#### Written exercise
Would you transcribe the listing that follows, character for character, and omit its images?

#### Supplied data

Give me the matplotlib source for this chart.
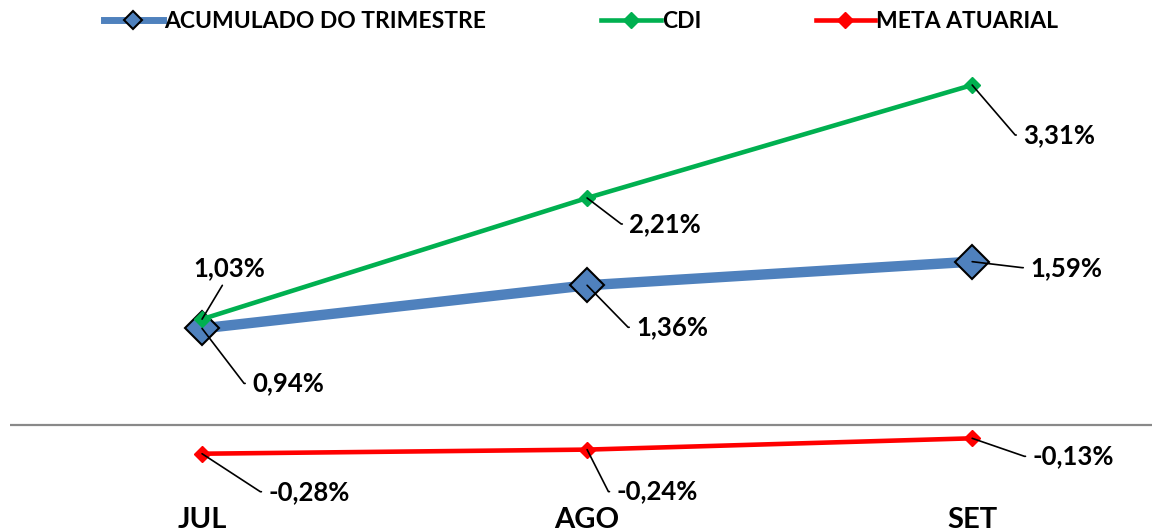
import matplotlib
matplotlib.use("Agg")
import matplotlib.pyplot as plt
from matplotlib.lines import Line2D

plt.rcParams['font.family'] = ['Lato', 'DejaVu Sans']
plt.rcParams['font.weight'] = 'bold'

meses = ['JUL', 'AGO', 'SET']
acumulado = [0.94, 1.36, 1.59]
cdi = [1.03, 2.21, 3.31]
meta = [-0.28, -0.24, -0.13]

# posicao dos rotulos (offset em pixels a partir do ponto)
off_acum = [(86, -55), (85, -42), (94, -6)]
off_cdi = [(27, 51), (78, -26), (87, -50)]
off_meta = [(107, -38), (70, -42), (101, -18)]

azul = '#4F81BD'
verde = '#00B050'
vermelho = '#FF0000'

fig = plt.figure(figsize=(11.52, 5.32), dpi=100)
ax = fig.add_axes([10 / 1152, 37 / 532, 1142 / 1152, 445 / 532])

x = range(len(meses))
ax.axhline(0, color='#898989', lw=1.6, zorder=1)
ax.plot(x, acumulado, color=azul, lw=7.5, marker='D', ms=17.5,
        mfc=azul, mec='black', mew=1.5, zorder=3)
ax.plot(x, cdi, color=verde, lw=3.3, marker='D', ms=8,
        mfc=verde, mec=verde, zorder=4)
ax.plot(x, meta, color=vermelho, lw=3.3, marker='D', ms=8,
        mfc=vermelho, mec=vermelho, zorder=4)


def rotulo(xi, yi, off, up=False):
    txt = f'{yi:.2f}%'.replace('.', ',')
    if up:
        ap = dict(arrowstyle='-', color='black', lw=1.2, shrinkA=2, shrinkB=0,
                  relpos=(0.45, 0.0))
    else:
        ap = dict(arrowstyle='-', color='black', lw=1.2, shrinkA=3, shrinkB=0,
                  relpos=(0.0, 0.5),
                  connectionstyle='arc,angleA=180,armA=8,angleB=0,armB=0,rad=0')
    ax.annotate(txt, xy=(xi, yi), xytext=off, textcoords='offset pixels',
                ha='center', va='center', fontsize=18.5, fontweight='bold',
                arrowprops=ap, zorder=5)


for i in x:
    rotulo(i, acumulado[i], off_acum[i])
    rotulo(i, cdi[i], off_cdi[i], up=(i == 0))
    rotulo(i, meta[i], off_meta[i])

ax.set_xlim(-0.4987, 2.467)
ax.set_ylim(-0.682, 3.651)
ax.set_xticks(list(x))
ax.set_xticklabels(meses, fontsize=21, fontweight='bold')
ax.tick_params(axis='x', length=0, pad=9)
ax.set_yticks([])
for s in ax.spines.values():
    s.set_visible(False)

handles = [
    Line2D([], [], color=azul, lw=5, marker='D', ms=9, mfc=azul, mec='black', mew=1.5),
    Line2D([], [], color=verde, lw=3.3, marker='D', ms=8, mfc=verde, mec=verde),
    Line2D([], [], color=vermelho, lw=3.3, marker='D', ms=8, mfc=vermelho, mec=vermelho),
]
fig.legend(handles, ['ACUMULADO DO TRIMESTRE', 'CDI', 'META ATUARIAL'],
           loc='center', bbox_to_anchor=(581 / 1152, 1 - 22 / 532), ncol=3,
           frameon=False, prop={'size': 16.5, 'weight': 'bold'},
           handlelength=2.6, handletextpad=0.05, columnspacing=5.0)

fig.savefig('out.png', dpi=100)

#### Answer to this task
Give me the matplotlib source for this chart.
import matplotlib
matplotlib.use("Agg")
import matplotlib.pyplot as plt
from matplotlib.lines import Line2D

plt.rcParams['font.family'] = ['Lato', 'DejaVu Sans']
plt.rcParams['font.weight'] = 'bold'

meses = ['JUL', 'AGO', 'SET']
acumulado = [0.94, 1.36, 1.59]
cdi = [1.03, 2.21, 3.31]
meta = [-0.28, -0.24, -0.13]

# posicao dos rotulos (offset em pixels a partir do ponto)
off_acum = [(86, -55), (85, -42), (94, -6)]
off_cdi = [(27, 51), (78, -26), (87, -50)]
off_meta = [(107, -38), (70, -42), (101, -18)]

azul = '#4F81BD'
verde = '#00B050'
vermelho = '#FF0000'

fig = plt.figure(figsize=(11.52, 5.32), dpi=100)
ax = fig.add_axes([10 / 1152, 37 / 532, 1142 / 1152, 445 / 532])

x = range(len(meses))
ax.axhline(0, color='#898989', lw=1.6, zorder=1)
ax.plot(x, acumulado, color=azul, lw=7.5, marker='D', ms=17.5,
        mfc=azul, mec='black', mew=1.5, zorder=3)
ax.plot(x, cdi, color=verde, lw=3.3, marker='D', ms=8,
        mfc=verde, mec=verde, zorder=4)
ax.plot(x, meta, color=vermelho, lw=3.3, marker='D', ms=8,
        mfc=vermelho, mec=vermelho, zorder=4)


def rotulo(xi, yi, off, up=False):
    txt = f'{yi:.2f}%'.replace('.', ',')
    if up:
        ap = dict(arrowstyle='-', color='black', lw=1.2, shrinkA=2, shrinkB=0,
                  relpos=(0.45, 0.0))
    else:
        ap = dict(arrowstyle='-', color='black', lw=1.2, shrinkA=3, shrinkB=0,
                  relpos=(0.0, 0.5),
                  connectionstyle='arc,angleA=180,armA=8,angleB=0,armB=0,rad=0')
    ax.annotate(txt, xy=(xi, yi), xytext=off, textcoords='offset pixels',
                ha='center', va='center', fontsize=18.5, fontweight='bold',
                arrowprops=ap, zorder=5)


for i in x:
    rotulo(i, acumulado[i], off_acum[i])
    rotulo(i, cdi[i], off_cdi[i], up=(i == 0))
    rotulo(i, meta[i], off_meta[i])

ax.set_xlim(-0.4987, 2.467)
ax.set_ylim(-0.682, 3.651)
ax.set_xticks(list(x))
ax.set_xticklabels(meses, fontsize=21, fontweight='bold')
ax.tick_params(axis='x', length=0, pad=9)
ax.set_yticks([])
for s in ax.spines.values():
    s.set_visible(False)

handles = [
    Line2D([], [], color=azul, lw=5, marker='D', ms=9, mfc=azul, mec='black', mew=1.5),
    Line2D([], [], color=verde, lw=3.3, marker='D', ms=8, mfc=verde, mec=verde),
    Line2D([], [], color=vermelho, lw=3.3, marker='D', ms=8, mfc=vermelho, mec=vermelho),
]
fig.legend(handles, ['ACUMULADO DO TRIMESTRE', 'CDI', 'META ATUARIAL'],
           loc='center', bbox_to_anchor=(581 / 1152, 1 - 22 / 532), ncol=3,
           frameon=False, prop={'size': 16.5, 'weight': 'bold'},
           handlelength=2.6, handletextpad=0.05, columnspacing=5.0)

fig.savefig('out.png', dpi=100)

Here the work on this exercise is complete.